Measuring this in workers’ homes is critical, adds Judd, and funding should cover this, too. “A workplace might be relatively safe on the hottest days if the factory has a cooling system, but temperatures in workers’ homes can hover around 36°C overnight,” he says.
In an ideal world, brands would measure heat stress in every production zone, and would use the data to measure when heat tips into a pre-agreed threshold for further adaptation investments, he continues. But while some governments — including Vietnam and Pakistan — have already laid out these thresholds, most haven’t, and enforcement is sparse at best. In the meantime, brands could work with scientists to develop their own thresholds.
“Governments are in the process of developing these thresholds, but it’s the age-old problem of workers not being consulted,” Judd says. “We’re publishing our research in local languages, writing worker briefs and working with unions to help them develop policy positions, but there is no factory-level bargaining, let alone industry-level bargaining. The ultimate question is who is going to pay?”
Despite its best intentions, A&R Fund is only scratching the surface of what is needed to deliver just resilience at scale, says Mehra. According to the UN Environment Programme (UNEP), the global adaptation funding gap sits between $194-366 billion per year.

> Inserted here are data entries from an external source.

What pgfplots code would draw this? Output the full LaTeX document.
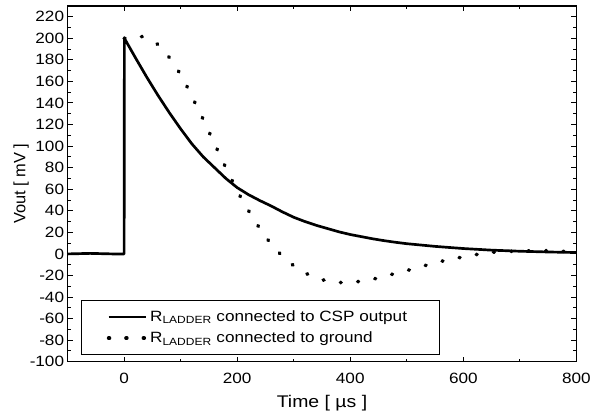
\documentclass[border=0pt]{standalone}
\usepackage{fontspec}
\setmainfont{Liberation Sans}[FakeStretch=1.15]
\newfontfamily\ylfont{Liberation Sans}
\usepackage{pgfplots}
\pgfplotsset{compat=1.18}
\begin{document}
\begin{tikzpicture}
\begin{axis}[
  scale only axis, width=512pt, height=358pt,
  xmin=-100, xmax=800, ymin=-100, ymax=230,
  xtick={0,200,...,800}, minor xtick={-100,100,300,500,700},
  ytick={-100,-80,...,220}, minor ytick={-90,-70,...,230},
  tick align=inside, major tick length=5pt, minor tick length=3pt,
  axis line style={line width=1.2pt},
  every tick/.style={line width=1pt, black},
  tick label style={font=\fontsize{15}{17}\selectfont},
  xticklabel shift=8pt,
  /pgf/number format/assume math mode=true,
  xlabel={Time [ µs ]},
  ylabel={\ylfont Vout [ mV ]},
  xlabel style={font=\fontsize{17}{20}\selectfont},
  ylabel style={font=\fontsize{16.5}{20}\selectfont},
  xlabel shift=5pt,
  ylabel shift=-6pt,
  legend style={at={(0.0273,0.0196)}, anchor=south west, draw=black, line width=1pt,
    inner xsep=25pt, inner ysep=8pt, font=\fontsize{15}{18}\selectfont, row sep=5pt},
  legend cell align=left,
  legend image code/.code={\draw[#1] (0pt,0pt) -- (38pt,0pt);},
]
\addplot[black, line width=2.7pt, line join=round, legend image post style={line width=2.7pt}] coordinates {
(-100,0) (-60,0.5) (-20,0) (0,0) (0.5,200) (20,182) (40,164) (60,147) (80,131) (100,116)
(120,102) (140,90) (160,80) (180,70) (200,61.5) (220,55) (240,49.5) (260,44.5)
(280,39) (300,34) (320,30) (340,26.5) (360,23.5) (380,20.5) (400,18) (420,16)
(440,14) (460,12.3) (480,10.8) (500,9.5) (550,7) (600,5) (650,3.5) (700,2.5)
(750,1.8) (800,1.3)};
\addlegendentry{R\textsubscript{LADDER} connected to CSP output\hspace*{6pt}}
\addplot[black, line width=3.6pt, line cap=round, dash pattern=on 0.9pt off 16.6pt, smooth, legend image post style={line width=3.6pt}] coordinates {
(0,200) (32,201.5) (58.6,194.7) (81,181.5) (98.4,167.6) (113.7,152.8) (127.7,137.7)
(141.8,122.9) (154.7,108) (168.5,92.7) (182,77.6) (196,63) (210,49) (226.7,34.6)
(243.7,20.7) (262.4,7.8) (284,-4) (310.5,-14.8) (339,-22) (370.5,-26.2) (401,-26.2)
(433,-24.3) (463,-20.3) (494,-16.3) (524,-12) (554,-7.7) (584.6,-4.3) (616,-1.2)
(647,1.3) (678,2.3) (707,2.8) (739,3) (772,2.5) (800,2)};
\addlegendentry{R\textsubscript{LADDER} connected to ground}
\end{axis}
\path (current axis.south west) ++(-68pt,-49pt) rectangle ++(594pt,413pt);
\end{tikzpicture}
\end{document}
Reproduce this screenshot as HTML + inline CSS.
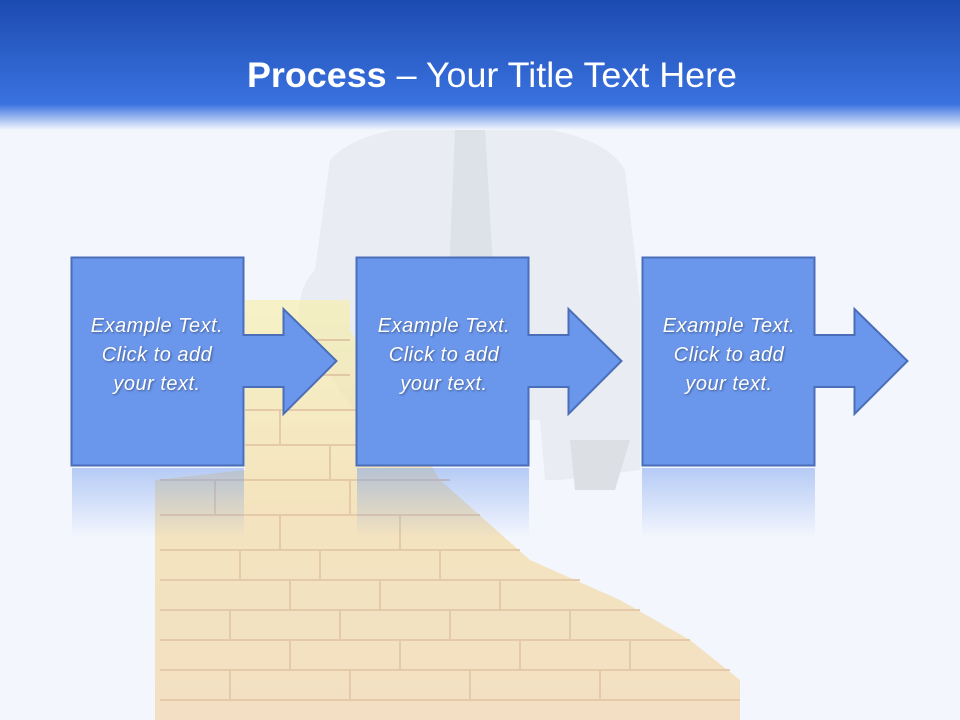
<!DOCTYPE html>
<html><head><style>
body{margin:0;width:960px;height:720px;overflow:hidden;background:#f3f6fd;font-family:"Liberation Sans",sans-serif}
</style></head><body>
<svg width="960" height="720" viewBox="0 0 960 720" xmlns="http://www.w3.org/2000/svg" style="position:absolute;left:0;top:0">
<defs>
<linearGradient id="hd" x1="0" y1="0" x2="0" y2="1">
<stop offset="0" stop-color="#1c4bb0"/><stop offset="0.8" stop-color="#3a72e0"/><stop offset="1" stop-color="#f3f6fd"/>
</linearGradient>
<linearGradient id="rf" x1="0" y1="0" x2="0" y2="1">
<stop offset="0" stop-color="#6a96ec" stop-opacity="0.45"/><stop offset="1" stop-color="#6a96ec" stop-opacity="0"/>
</linearGradient>
<linearGradient id="wf" x1="0" y1="0" x2="0" y2="1">
<stop offset="0" stop-color="#f8f0b0"/><stop offset="0.5" stop-color="#f5dca4"/><stop offset="1" stop-color="#f3d8ac"/>
</linearGradient>
<g id="call">
<path d="M0.5,0.5 H172.5 V78 H212.5 V52 L265.5,104 L212.5,157 V130 H172.5 V208.5 H0.5 Z" fill="#6a96ec" stroke="#4a6fb8" stroke-width="2"/>
</g>
</defs>
<rect width="960" height="720" fill="#f3f6fd"/>
<path d="M330,160 Q360,125 470,122 Q600,125 625,170 L640,300 L640,470 L560,480 L545,480 L540,420 L360,420 L300,330 Q295,290 315,270 Z" fill="#e9ecf2"/>
<path d="M455,130 L485,130 L495,300 L470,330 L448,300 Z" fill="#dde1e8"/>
<path d="M570,440 L630,440 L615,490 L575,490 Z" fill="#dcdfe4"/>
<g opacity="0.7">
<path d="M245,300 L350,300 L350,330 L440,480 L530,560 L620,600 L690,640 L740,680 L740,720 L155,720 L155,480 L245,470 Z" fill="url(#wf)"/>
<g stroke="#e0b888" stroke-width="2" fill="none">
<path d="M245,340 H350 M245,375 H350 M245,410 H400 M245,445 H420 M160,480 H450 M160,515 H480 M160,550 H520 M160,580 H580 M160,610 H640 M160,640 H690 M160,670 H730 M160,700 H740"/>
<path d="M280,410 V445 M330,445 V480 M215,480 V515 M280,515 V550 M350,480 V515 M400,515 V550 M240,550 V580 M320,550 V580 M440,550 V580 M290,580 V610 M380,580 V610 M500,580 V610 M230,610 V640 M340,610 V640 M450,610 V640 M570,610 V640 M290,640 V670 M400,640 V670 M520,640 V670 M630,640 V670 M230,670 V700 M350,670 V700 M470,670 V700 M600,670 V700"/>
</g>
</g>
<rect x="0" y="0" width="960" height="130" fill="url(#hd)"/>
<text x="492" y="87" text-anchor="middle" font-size="35" fill="#fff" font-family="Liberation Sans, sans-serif" textLength="490" lengthAdjust="spacingAndGlyphs"><tspan font-weight="bold">Process</tspan> – Your Title Text Here</text>
<rect x="72" y="468" width="172" height="70" fill="url(#rf)"/>
<rect x="357" y="468" width="172" height="70" fill="url(#rf)"/>
<rect x="642" y="468" width="173" height="70" fill="url(#rf)"/>
<use href="#call" x="71" y="257"/>
<use href="#call" x="356" y="257"/>
<use href="#call" x="642" y="257"/>
<g font-size="20" font-style="italic" fill="#fff" text-anchor="middle" letter-spacing="0.5" style="text-shadow:1px 1px 2px rgba(0,0,0,0.4)">
<text x="157" y="332">Example Text.</text><text x="157" y="361">Click  to add</text><text x="157" y="390">your text.</text>
<text x="444" y="332">Example Text.</text><text x="444" y="361">Click  to add</text><text x="444" y="390">your text.</text>
<text x="729" y="332">Example Text.</text><text x="729" y="361">Click  to add</text><text x="729" y="390">your text.</text>
</g>
</svg>
</body></html>
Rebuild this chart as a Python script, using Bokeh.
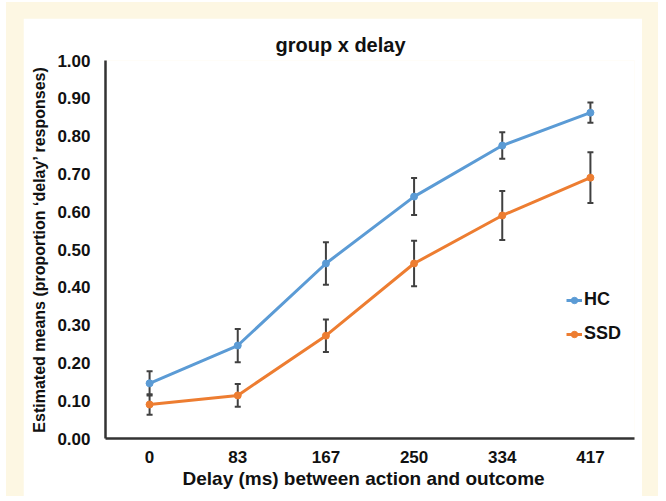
from bokeh.plotting import figure
from bokeh.models import (ColumnDataSource, Whisker, TeeHead, FactorRange, FixedTicker,
                          NumeralTickFormatter, Legend, LegendItem, Title, GlobalInlineStyleSheet)
from bokeh.layouts import column
from bokeh.embed import file_html
from bokeh.resources import INLINE

# ---- data ----
delays = ["0", "83", "167", "250", "334", "417"]
hc_means = [0.146, 0.246, 0.463, 0.640, 0.775, 0.862]
hc_err = [0.032, 0.044, 0.056, 0.049, 0.035, 0.027]
ssd_means = [0.090, 0.114, 0.272, 0.463, 0.590, 0.690]
ssd_err = [0.027, 0.030, 0.043, 0.060, 0.065, 0.067]
y_ticks = [0.0, 0.1, 0.2, 0.3, 0.4, 0.5, 0.6, 0.7, 0.8, 0.9, 1.0]
series_names = ["HC", "SSD"]

HC_COLOR = "#5B9BD5"
SSD_COLOR = "#ED7D31"
ERR_COLOR = "#404040"
CREAM = "#FDF7E3"
FONT = "Liberation Sans"
TXT = "#111111"


def make_source(means, errs):
    return ColumnDataSource(dict(
        x=delays,
        y=means,
        upper=[m + e for m, e in zip(means, errs)],
        lower=[m - e for m, e in zip(means, errs)],
    ))


hc_src = make_source(hc_means, hc_err)
ssd_src = make_source(ssd_means, ssd_err)

p = figure(
    x_range=FactorRange(factors=delays, range_padding=0),
    y_range=(0, 1),
    width=619, height=478,
    output_backend="svg", toolbar_location=None,
    min_border_left=82, min_border_right=8, min_border_top=42, min_border_bottom=58,
    background_fill_color="white", border_fill_color="white",
    outline_line_color=None,
    margin=(16, 0, 0, 17),
)

# title
p.title.text = "group x delay"
p.title.align = "left"
p.title.offset = 170
p.title.text_font = FONT
p.title.text_font_size = "20px"
p.title.text_font_style = "bold"
p.title.text_color = TXT
p.title.standoff = 10

p.xgrid.grid_line_color = None
p.ygrid.grid_line_color = None

# axes
for ax in (p.xaxis[0], p.yaxis[0]):
    ax.axis_line_color = "#333333"
    ax.axis_line_width = 2.5
    ax.major_tick_line_color = None
    ax.minor_tick_line_color = None
    ax.major_tick_out = 0
    ax.major_tick_in = 0
    ax.major_label_text_font = FONT
    ax.major_label_text_font_size = "17px"
    ax.major_label_text_font_style = "bold"
    ax.major_label_text_color = TXT

p.yaxis.ticker = FixedTicker(ticks=y_ticks)
p.yaxis.formatter = NumeralTickFormatter(format="0.00")
p.yaxis.major_label_standoff = 15
p.yaxis.axis_label = "Estimated means (proportion \u2018delay\u2019 responses)"
p.yaxis.axis_label_text_font = FONT
p.yaxis.axis_label_text_font_size = "16px"
p.yaxis.axis_label_text_font_style = "bold"
p.yaxis.axis_label_text_color = TXT
p.yaxis.axis_label_standoff = 6

p.xaxis.major_label_standoff = 12

xlab = Title(text="Delay (ms) between action and outcome", align="left", offset=77,
             text_font=FONT, text_font_size="19px", text_font_style="bold",
             text_color=TXT, standoff=0)
p.add_layout(xlab, "below")

# error bars
for src in (hc_src, ssd_src):
    w = Whisker(base="x", upper="upper", lower="lower", source=src, dimension="height",
                line_color=ERR_COLOR, line_width=2, level="underlay",
                upper_head=TeeHead(size=6, line_color=ERR_COLOR, line_width=2),
                lower_head=TeeHead(size=6, line_color=ERR_COLOR, line_width=2))
    p.add_layout(w)

# series
hc_line = p.line("x", "y", source=hc_src, line_color=HC_COLOR, line_width=3)
hc_pts = p.scatter("x", "y", source=hc_src, marker="circle", size=7,
                   fill_color=HC_COLOR, line_color=HC_COLOR)
ssd_line = p.line("x", "y", source=ssd_src, line_color=SSD_COLOR, line_width=3)
ssd_pts = p.scatter("x", "y", source=ssd_src, marker="circle", size=7,
                    fill_color=SSD_COLOR, line_color=SSD_COLOR)

legend = Legend(
    items=[LegendItem(label=series_names[0], renderers=[hc_line, hc_pts]),
           LegendItem(label=series_names[1], renderers=[ssd_line, ssd_pts])],
    location=(461, 94),
    orientation="vertical",
    padding=0, margin=0, spacing=13,
    glyph_width=16, glyph_height=20, label_height=20, label_standoff=2,
    label_text_font=FONT, label_text_font_size="18px", label_text_font_style="bold",
    label_text_color=TXT,
    border_line_color=None, background_fill_alpha=0,
)
p.add_layout(legend)

page = column(
    p, width=652, height=494, margin=(2, 0, 0, 6),
    styles={"background-color": CREAM},
    stylesheets=[GlobalInlineStyleSheet(css="html, body { overflow: hidden; }")],
)

html = file_html(page, INLINE)
open("out.html", "w").write(html)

The fund is open to non-profits, civil society groups and other organisations working on climate adaptation, with a particular focus on those active in the Global South, and will invest in four key categories: institutional capacity strengthening, data and climate information systems, innovative financing, and field building (advancing specific areas of work). Exactly what it will fund is open for negotiation, and will be decided by local organisations on the ground in affected areas.
“We’re just at the start and we know that,” says Mehra. “The adaptation gap is tremendous. What we’re trying to do is send a message that we see the opportunity there, and catalyse broader investment from the philanthropic sector as well as the public and private sectors. Then, we can start to mobilise real money towards addressing these challenges.”